DO THIS: Write every line out verbatim and omit the pictures.

▶

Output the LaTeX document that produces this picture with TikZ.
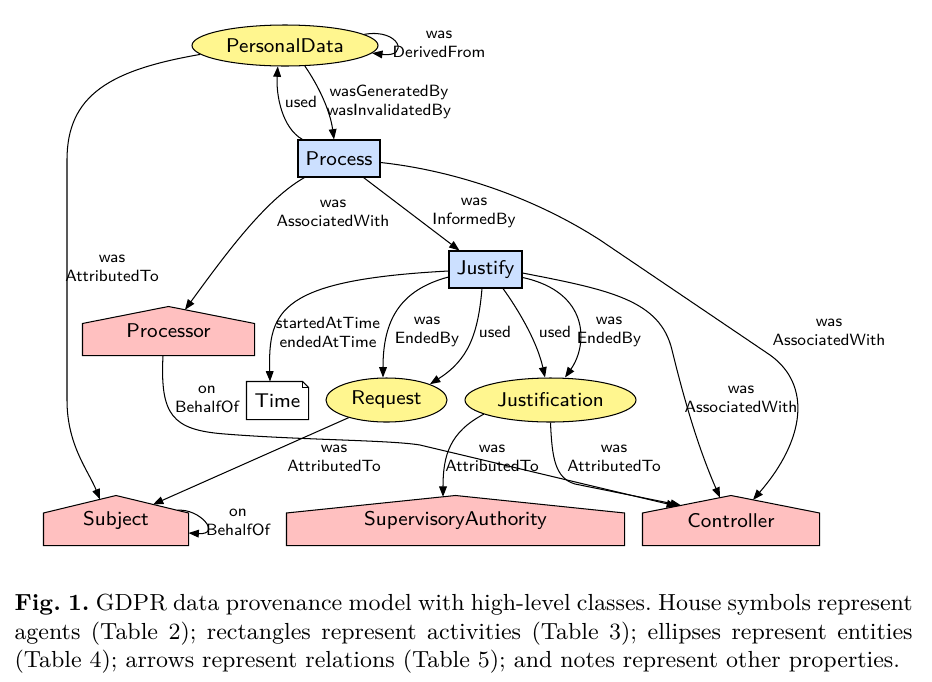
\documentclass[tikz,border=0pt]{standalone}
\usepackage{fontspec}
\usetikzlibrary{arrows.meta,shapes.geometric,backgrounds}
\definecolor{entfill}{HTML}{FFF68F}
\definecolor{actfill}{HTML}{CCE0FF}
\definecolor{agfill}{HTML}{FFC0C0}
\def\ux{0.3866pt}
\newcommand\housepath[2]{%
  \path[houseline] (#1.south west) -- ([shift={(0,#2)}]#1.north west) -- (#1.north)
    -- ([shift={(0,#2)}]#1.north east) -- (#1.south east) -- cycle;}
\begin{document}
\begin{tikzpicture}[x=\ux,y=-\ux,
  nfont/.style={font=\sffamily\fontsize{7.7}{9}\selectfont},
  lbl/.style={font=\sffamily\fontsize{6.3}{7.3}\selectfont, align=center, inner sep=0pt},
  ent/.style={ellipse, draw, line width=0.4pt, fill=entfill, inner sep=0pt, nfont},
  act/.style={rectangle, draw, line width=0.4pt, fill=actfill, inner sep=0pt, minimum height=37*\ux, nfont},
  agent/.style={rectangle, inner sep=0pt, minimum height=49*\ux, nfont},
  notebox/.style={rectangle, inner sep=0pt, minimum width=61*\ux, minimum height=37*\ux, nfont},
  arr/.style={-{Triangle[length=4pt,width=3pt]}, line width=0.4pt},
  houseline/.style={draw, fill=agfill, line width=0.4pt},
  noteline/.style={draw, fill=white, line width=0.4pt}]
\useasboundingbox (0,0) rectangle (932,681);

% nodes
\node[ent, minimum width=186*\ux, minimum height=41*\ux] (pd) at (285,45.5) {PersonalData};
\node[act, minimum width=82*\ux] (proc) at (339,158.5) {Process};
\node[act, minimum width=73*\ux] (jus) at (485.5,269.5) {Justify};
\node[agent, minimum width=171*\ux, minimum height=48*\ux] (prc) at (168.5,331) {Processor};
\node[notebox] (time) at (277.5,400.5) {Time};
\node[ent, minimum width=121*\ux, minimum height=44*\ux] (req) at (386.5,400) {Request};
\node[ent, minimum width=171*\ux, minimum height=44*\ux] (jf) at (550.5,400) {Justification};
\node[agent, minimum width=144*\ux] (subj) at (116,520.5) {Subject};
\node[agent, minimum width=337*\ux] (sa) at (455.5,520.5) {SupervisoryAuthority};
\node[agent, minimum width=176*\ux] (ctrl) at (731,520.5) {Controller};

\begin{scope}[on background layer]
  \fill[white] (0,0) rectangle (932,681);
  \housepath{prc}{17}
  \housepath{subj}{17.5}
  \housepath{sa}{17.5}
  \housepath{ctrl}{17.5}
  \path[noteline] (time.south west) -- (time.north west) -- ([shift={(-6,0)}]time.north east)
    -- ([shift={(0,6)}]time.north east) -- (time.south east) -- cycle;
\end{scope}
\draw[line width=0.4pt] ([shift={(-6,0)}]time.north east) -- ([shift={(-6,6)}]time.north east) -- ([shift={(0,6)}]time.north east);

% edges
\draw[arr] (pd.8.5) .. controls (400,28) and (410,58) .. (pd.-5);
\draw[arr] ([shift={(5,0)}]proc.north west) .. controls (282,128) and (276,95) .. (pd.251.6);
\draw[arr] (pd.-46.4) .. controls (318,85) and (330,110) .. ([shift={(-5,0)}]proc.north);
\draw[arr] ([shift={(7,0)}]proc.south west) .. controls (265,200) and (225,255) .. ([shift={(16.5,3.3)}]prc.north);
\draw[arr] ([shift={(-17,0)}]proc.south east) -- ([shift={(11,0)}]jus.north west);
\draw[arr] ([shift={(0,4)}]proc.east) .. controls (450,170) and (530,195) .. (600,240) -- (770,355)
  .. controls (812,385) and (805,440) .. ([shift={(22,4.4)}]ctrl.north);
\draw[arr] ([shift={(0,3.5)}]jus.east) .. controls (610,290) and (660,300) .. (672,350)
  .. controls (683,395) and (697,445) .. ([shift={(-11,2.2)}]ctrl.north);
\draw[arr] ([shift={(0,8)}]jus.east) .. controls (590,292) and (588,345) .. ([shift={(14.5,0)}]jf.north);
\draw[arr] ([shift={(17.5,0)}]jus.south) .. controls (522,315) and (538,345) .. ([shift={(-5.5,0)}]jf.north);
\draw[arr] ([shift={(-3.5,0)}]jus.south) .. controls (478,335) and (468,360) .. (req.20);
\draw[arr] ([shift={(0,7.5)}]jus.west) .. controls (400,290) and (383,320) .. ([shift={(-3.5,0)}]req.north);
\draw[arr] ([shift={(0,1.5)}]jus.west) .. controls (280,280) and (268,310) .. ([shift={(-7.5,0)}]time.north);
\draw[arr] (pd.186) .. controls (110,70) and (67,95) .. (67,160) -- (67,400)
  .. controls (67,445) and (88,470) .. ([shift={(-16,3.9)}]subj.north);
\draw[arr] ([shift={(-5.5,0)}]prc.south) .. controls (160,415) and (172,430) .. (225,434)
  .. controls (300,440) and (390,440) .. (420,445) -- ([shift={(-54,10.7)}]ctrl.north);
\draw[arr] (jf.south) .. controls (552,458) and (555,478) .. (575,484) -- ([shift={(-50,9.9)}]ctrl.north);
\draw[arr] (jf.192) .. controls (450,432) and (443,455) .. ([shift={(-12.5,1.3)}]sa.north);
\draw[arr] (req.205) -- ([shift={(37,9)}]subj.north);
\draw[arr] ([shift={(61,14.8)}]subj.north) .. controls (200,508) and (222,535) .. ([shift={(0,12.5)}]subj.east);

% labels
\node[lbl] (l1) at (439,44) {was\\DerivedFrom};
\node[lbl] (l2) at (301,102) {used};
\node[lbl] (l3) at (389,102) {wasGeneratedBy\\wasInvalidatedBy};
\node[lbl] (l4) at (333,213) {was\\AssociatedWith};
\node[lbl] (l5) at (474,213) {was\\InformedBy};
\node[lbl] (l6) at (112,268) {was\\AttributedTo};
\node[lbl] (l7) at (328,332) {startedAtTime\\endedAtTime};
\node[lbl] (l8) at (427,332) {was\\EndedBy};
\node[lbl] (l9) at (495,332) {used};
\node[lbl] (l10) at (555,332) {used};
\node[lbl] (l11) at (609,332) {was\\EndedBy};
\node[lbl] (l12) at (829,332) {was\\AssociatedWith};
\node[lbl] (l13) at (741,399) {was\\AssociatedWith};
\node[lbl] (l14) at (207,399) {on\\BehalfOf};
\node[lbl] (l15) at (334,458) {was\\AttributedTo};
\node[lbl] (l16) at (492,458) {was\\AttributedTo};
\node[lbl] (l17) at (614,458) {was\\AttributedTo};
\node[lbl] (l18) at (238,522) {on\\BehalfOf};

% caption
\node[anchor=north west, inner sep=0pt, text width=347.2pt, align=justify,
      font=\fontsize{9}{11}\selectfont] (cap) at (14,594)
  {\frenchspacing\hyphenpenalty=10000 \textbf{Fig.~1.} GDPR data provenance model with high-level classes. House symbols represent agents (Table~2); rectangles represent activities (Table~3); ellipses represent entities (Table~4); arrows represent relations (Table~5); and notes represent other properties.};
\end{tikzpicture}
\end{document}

◀

RESULT OF THE EXERCISE:
Output the LaTeX document that produces this picture with TikZ.
\documentclass[tikz,border=0pt]{standalone}
\usepackage{fontspec}
\usetikzlibrary{arrows.meta,shapes.geometric,backgrounds}
\definecolor{entfill}{HTML}{FFF68F}
\definecolor{actfill}{HTML}{CCE0FF}
\definecolor{agfill}{HTML}{FFC0C0}
\def\ux{0.3866pt}
\newcommand\housepath[2]{%
  \path[houseline] (#1.south west) -- ([shift={(0,#2)}]#1.north west) -- (#1.north)
    -- ([shift={(0,#2)}]#1.north east) -- (#1.south east) -- cycle;}
\begin{document}
\begin{tikzpicture}[x=\ux,y=-\ux,
  nfont/.style={font=\sffamily\fontsize{7.7}{9}\selectfont},
  lbl/.style={font=\sffamily\fontsize{6.3}{7.3}\selectfont, align=center, inner sep=0pt},
  ent/.style={ellipse, draw, line width=0.4pt, fill=entfill, inner sep=0pt, nfont},
  act/.style={rectangle, draw, line width=0.4pt, fill=actfill, inner sep=0pt, minimum height=37*\ux, nfont},
  agent/.style={rectangle, inner sep=0pt, minimum height=49*\ux, nfont},
  notebox/.style={rectangle, inner sep=0pt, minimum width=61*\ux, minimum height=37*\ux, nfont},
  arr/.style={-{Triangle[length=4pt,width=3pt]}, line width=0.4pt},
  houseline/.style={draw, fill=agfill, line width=0.4pt},
  noteline/.style={draw, fill=white, line width=0.4pt}]
\useasboundingbox (0,0) rectangle (932,681);

% nodes
\node[ent, minimum width=186*\ux, minimum height=41*\ux] (pd) at (285,45.5) {PersonalData};
\node[act, minimum width=82*\ux] (proc) at (339,158.5) {Process};
\node[act, minimum width=73*\ux] (jus) at (485.5,269.5) {Justify};
\node[agent, minimum width=171*\ux, minimum height=48*\ux] (prc) at (168.5,331) {Processor};
\node[notebox] (time) at (277.5,400.5) {Time};
\node[ent, minimum width=121*\ux, minimum height=44*\ux] (req) at (386.5,400) {Request};
\node[ent, minimum width=171*\ux, minimum height=44*\ux] (jf) at (550.5,400) {Justification};
\node[agent, minimum width=144*\ux] (subj) at (116,520.5) {Subject};
\node[agent, minimum width=337*\ux] (sa) at (455.5,520.5) {SupervisoryAuthority};
\node[agent, minimum width=176*\ux] (ctrl) at (731,520.5) {Controller};

\begin{scope}[on background layer]
  \fill[white] (0,0) rectangle (932,681);
  \housepath{prc}{17}
  \housepath{subj}{17.5}
  \housepath{sa}{17.5}
  \housepath{ctrl}{17.5}
  \path[noteline] (time.south west) -- (time.north west) -- ([shift={(-6,0)}]time.north east)
    -- ([shift={(0,6)}]time.north east) -- (time.south east) -- cycle;
\end{scope}
\draw[line width=0.4pt] ([shift={(-6,0)}]time.north east) -- ([shift={(-6,6)}]time.north east) -- ([shift={(0,6)}]time.north east);

% edges
\draw[arr] (pd.8.5) .. controls (400,28) and (410,58) .. (pd.-5);
\draw[arr] ([shift={(5,0)}]proc.north west) .. controls (282,128) and (276,95) .. (pd.251.6);
\draw[arr] (pd.-46.4) .. controls (318,85) and (330,110) .. ([shift={(-5,0)}]proc.north);
\draw[arr] ([shift={(7,0)}]proc.south west) .. controls (265,200) and (225,255) .. ([shift={(16.5,3.3)}]prc.north);
\draw[arr] ([shift={(-17,0)}]proc.south east) -- ([shift={(11,0)}]jus.north west);
\draw[arr] ([shift={(0,4)}]proc.east) .. controls (450,170) and (530,195) .. (600,240) -- (770,355)
  .. controls (812,385) and (805,440) .. ([shift={(22,4.4)}]ctrl.north);
\draw[arr] ([shift={(0,3.5)}]jus.east) .. controls (610,290) and (660,300) .. (672,350)
  .. controls (683,395) and (697,445) .. ([shift={(-11,2.2)}]ctrl.north);
\draw[arr] ([shift={(0,8)}]jus.east) .. controls (590,292) and (588,345) .. ([shift={(14.5,0)}]jf.north);
\draw[arr] ([shift={(17.5,0)}]jus.south) .. controls (522,315) and (538,345) .. ([shift={(-5.5,0)}]jf.north);
\draw[arr] ([shift={(-3.5,0)}]jus.south) .. controls (478,335) and (468,360) .. (req.20);
\draw[arr] ([shift={(0,7.5)}]jus.west) .. controls (400,290) and (383,320) .. ([shift={(-3.5,0)}]req.north);
\draw[arr] ([shift={(0,1.5)}]jus.west) .. controls (280,280) and (268,310) .. ([shift={(-7.5,0)}]time.north);
\draw[arr] (pd.186) .. controls (110,70) and (67,95) .. (67,160) -- (67,400)
  .. controls (67,445) and (88,470) .. ([shift={(-16,3.9)}]subj.north);
\draw[arr] ([shift={(-5.5,0)}]prc.south) .. controls (160,415) and (172,430) .. (225,434)
  .. controls (300,440) and (390,440) .. (420,445) -- ([shift={(-54,10.7)}]ctrl.north);
\draw[arr] (jf.south) .. controls (552,458) and (555,478) .. (575,484) -- ([shift={(-50,9.9)}]ctrl.north);
\draw[arr] (jf.192) .. controls (450,432) and (443,455) .. ([shift={(-12.5,1.3)}]sa.north);
\draw[arr] (req.205) -- ([shift={(37,9)}]subj.north);
\draw[arr] ([shift={(61,14.8)}]subj.north) .. controls (200,508) and (222,535) .. ([shift={(0,12.5)}]subj.east);

% labels
\node[lbl] (l1) at (439,44) {was\\DerivedFrom};
\node[lbl] (l2) at (301,102) {used};
\node[lbl] (l3) at (389,102) {wasGeneratedBy\\wasInvalidatedBy};
\node[lbl] (l4) at (333,213) {was\\AssociatedWith};
\node[lbl] (l5) at (474,213) {was\\InformedBy};
\node[lbl] (l6) at (112,268) {was\\AttributedTo};
\node[lbl] (l7) at (328,332) {startedAtTime\\endedAtTime};
\node[lbl] (l8) at (427,332) {was\\EndedBy};
\node[lbl] (l9) at (495,332) {used};
\node[lbl] (l10) at (555,332) {used};
\node[lbl] (l11) at (609,332) {was\\EndedBy};
\node[lbl] (l12) at (829,332) {was\\AssociatedWith};
\node[lbl] (l13) at (741,399) {was\\AssociatedWith};
\node[lbl] (l14) at (207,399) {on\\BehalfOf};
\node[lbl] (l15) at (334,458) {was\\AttributedTo};
\node[lbl] (l16) at (492,458) {was\\AttributedTo};
\node[lbl] (l17) at (614,458) {was\\AttributedTo};
\node[lbl] (l18) at (238,522) {on\\BehalfOf};

% caption
\node[anchor=north west, inner sep=0pt, text width=347.2pt, align=justify,
      font=\fontsize{9}{11}\selectfont] (cap) at (14,594)
  {\frenchspacing\hyphenpenalty=10000 \textbf{Fig.~1.} GDPR data provenance model with high-level classes. House symbols represent agents (Table~2); rectangles represent activities (Table~3); ellipses represent entities (Table~4); arrows represent relations (Table~5); and notes represent other properties.};
\end{tikzpicture}
\end{document}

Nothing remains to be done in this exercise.